Hint. First note that $$ \sin^2x=\frac{1}{2}\mathrm{Re}\, \big(1-\mathrm{e}^{2xi}\big), $$ and hence your integral equals $$ \frac{1}{4}\int_{-\infty}^{\infty}\frac{1-\mathrm{e}^{2xi}}{x^2}dx $$ Then define the curve $\gamma_{\varepsilon,R}$ to be the union of:

  1. $\gamma_R(t)=R\mathrm{e}^{it}, \,\,t\in[0,\pi]$.

  2. $\gamma_-(t)=t, \,\,t\in[-R,\varepsilon],$

  3. $\gamma_\varepsilon(\pi-t),\,\,t\in[0,\pi],$

  4. $\gamma_+(t)=t,\,\,t\in[\varepsilon,R]$.

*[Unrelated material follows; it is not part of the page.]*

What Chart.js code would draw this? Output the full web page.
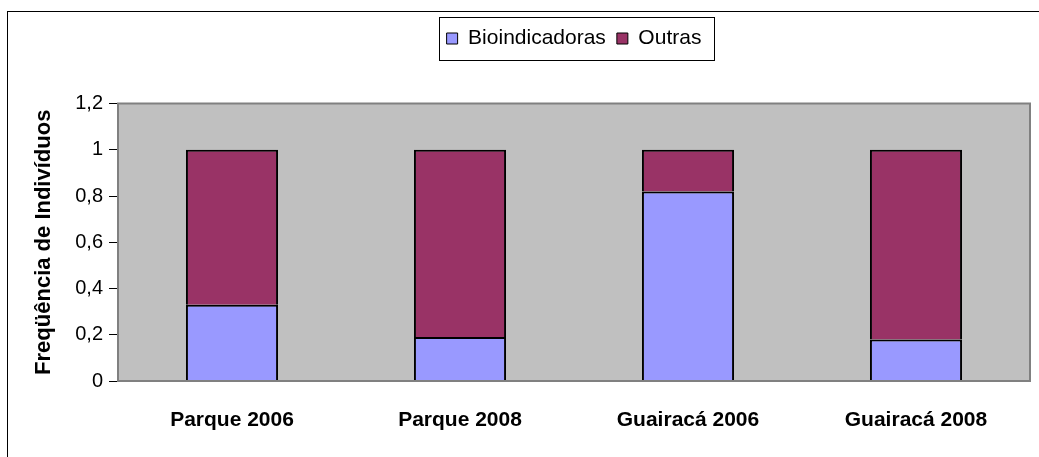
<!DOCTYPE html>
<html>
<head>
<meta charset="utf-8">
<script src="https://cdn.jsdelivr.net/npm/chart.js@4/dist/chart.umd.min.js"></script>
<style>
    html, body { margin: 0; padding: 0; background: #ffffff; overflow: hidden; }
    #wrap { width: 1039px; height: 457px; position: relative; }
</style>
</head>
<body>
<div id="wrap"><canvas id="freqChart" width="1039" height="457"></canvas></div>
<script>
// Chart data
const categories = ['Parque 2006', 'Parque 2008', 'Guairacá 2006', 'Guairacá 2008'];
const bioindicadoras = [0.33, 0.19, 0.82, 0.18];
const outras = [0.67, 0.81, 0.18, 0.82];
const yTickLabels = ['0', '0,2', '0,4', '0,6', '0,8', '1', '1,2'];

// Grey plot area, outer frame and legend frame
const frames = {
    id: 'frames',
    beforeDraw(chart) {
        const ctx = chart.ctx;
        const a = chart.chartArea;
        ctx.save();
        ctx.fillStyle = '#c0c0c0';
        ctx.fillRect(a.left, a.top, a.right - a.left, a.bottom - a.top);
        ctx.strokeStyle = '#000000';
        ctx.lineWidth = 1;
        ctx.strokeRect(7.5, 11.5, 2000, 2000);
        ctx.restore();
    },
    afterDraw(chart) {
        const ctx = chart.ctx;
        const a = chart.chartArea;
        ctx.save();
        ctx.strokeStyle = '#808080';
        ctx.lineWidth = 2;
        ctx.strokeRect(a.left, a.top, a.right - a.left, a.bottom - a.top);
        const hb = chart.legend.legendHitBoxes;
        if (hb && hb.length) {
            const first = hb[0], last = hb[hb.length - 1];
            ctx.strokeStyle = '#000000';
            ctx.lineWidth = 1;
            const l = Math.round(first.left - 8) + 0.5;
            const t = Math.round(first.top - 11) + 0.5;
            const r = Math.round(last.left + last.width + 13) + 0.5;
            const b = Math.round(first.top + first.height + 11) + 0.5;
            ctx.strokeRect(l, t, r - l, b - t);
        }
        ctx.restore();
    }
};

new Chart(document.getElementById('freqChart'), {
    type: 'bar',
    data: {
        labels: categories,
        datasets: [{
            label: 'Bioindicadoras',
            data: bioindicadoras,
            backgroundColor: '#9999ff',
            borderColor: '#000000',
            borderWidth: 2,
            barPercentage: 0.404,
            categoryPercentage: 1
        }, {
            label: 'Outras',
            data: outras,
            backgroundColor: '#993366',
            borderColor: '#000000',
            borderWidth: 2,
            barPercentage: 0.404,
            categoryPercentage: 1
        }]
    },
    options: {
        responsive: false,
        animation: false,
        devicePixelRatio: 1,
        layout: {
            padding: { top: 17, right: 9, bottom: 0, left: 0 }
        },
        plugins: {
            legend: {
                display: true,
                position: 'top',
                fullSize: false,
                labels: {
                    boxWidth: 11,
                    boxHeight: 11,
                    padding: 11,
                    color: '#000000',
                    font: { family: 'Arial, "Liberation Sans", sans-serif', size: 21 },
                    generateLabels(chart) {
                        return chart.data.datasets.map((ds, i) => ({
                            text: ds.label,
                            fillStyle: ds.backgroundColor,
                            strokeStyle: '#000000',
                            lineWidth: 1,
                            datasetIndex: i
                        }));
                    }
                }
            },
            subtitle: {
                display: true,
                text: '',
                weight: 500,
                font: { size: 10, lineHeight: 1.2 },
                padding: { top: 32.5, bottom: 0 }
            },
            tooltip: { enabled: false }
        },
        scales: {
            x: {
                stacked: true,
                grid: { display: false },
                border: { display: false },
                ticks: {
                    color: '#000000',
                    padding: 19,
                    maxRotation: 0,
                    font: { family: 'Arial, "Liberation Sans", sans-serif', size: 21, weight: 'bold' }
                },
                afterFit(scale) { scale.height = 76; }
            },
            y: {
                stacked: true,
                min: 0,
                max: 1.2,
                ticks: {
                    stepSize: 0.2,
                    padding: 6,
                    color: '#000000',
                    font: { family: 'Arial, "Liberation Sans", sans-serif', size: 20 },
                    callback: (value, index) => yTickLabels[index]
                },
                grid: {
                    drawOnChartArea: false,
                    drawTicks: true,
                    tickLength: 9,
                    color: '#000000'
                },
                border: { color: '#808080', width: 2 },
                title: {
                    display: true,
                    text: 'Freqüência de Indivíduos',
                    color: '#000000',
                    font: { family: 'Arial, "Liberation Sans", sans-serif', size: 22, weight: 'bold', lineHeight: 1.2 },
                    padding: { top: 31, bottom: 0 }
                },
                afterFit(scale) { scale.width = 118; }
            }
        }
    },
    plugins: [frames]
});
</script>
</body>
</html>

Then use Residue Theorem (here the function DOES NOT have poles in the interior of $\gamma_{\varepsilon,R}$), and let $\varepsilon\to0$, $R\to\infty$.

ANSWER. $\dfrac{\pi}{2}$.


Hint: Write $\sin^2(x) = \frac{1}{2}Re(1 - e^{2ix})$.

Take the integration as $$\int \frac{1 - e^{2iz}}{z^2} dz$$

Take the contour s.t. $0 + 0i$ is out of your closed region.

Find residue and solve.


In this answer, it is shown using contour integration and the binomial theorem that $$ \int_0^\infty\left(\frac{\sin(z)}{z}\right)^n\mathrm{d}z =\frac{\pi}{2^n(n-1)!}\sum_{k=0}^{\lfloor n/2\rfloor}(-1)^k\binom{n}{k}(n-2k)^{n-1} $$ Plugging in $n=2$ gives $\dfrac\pi2$.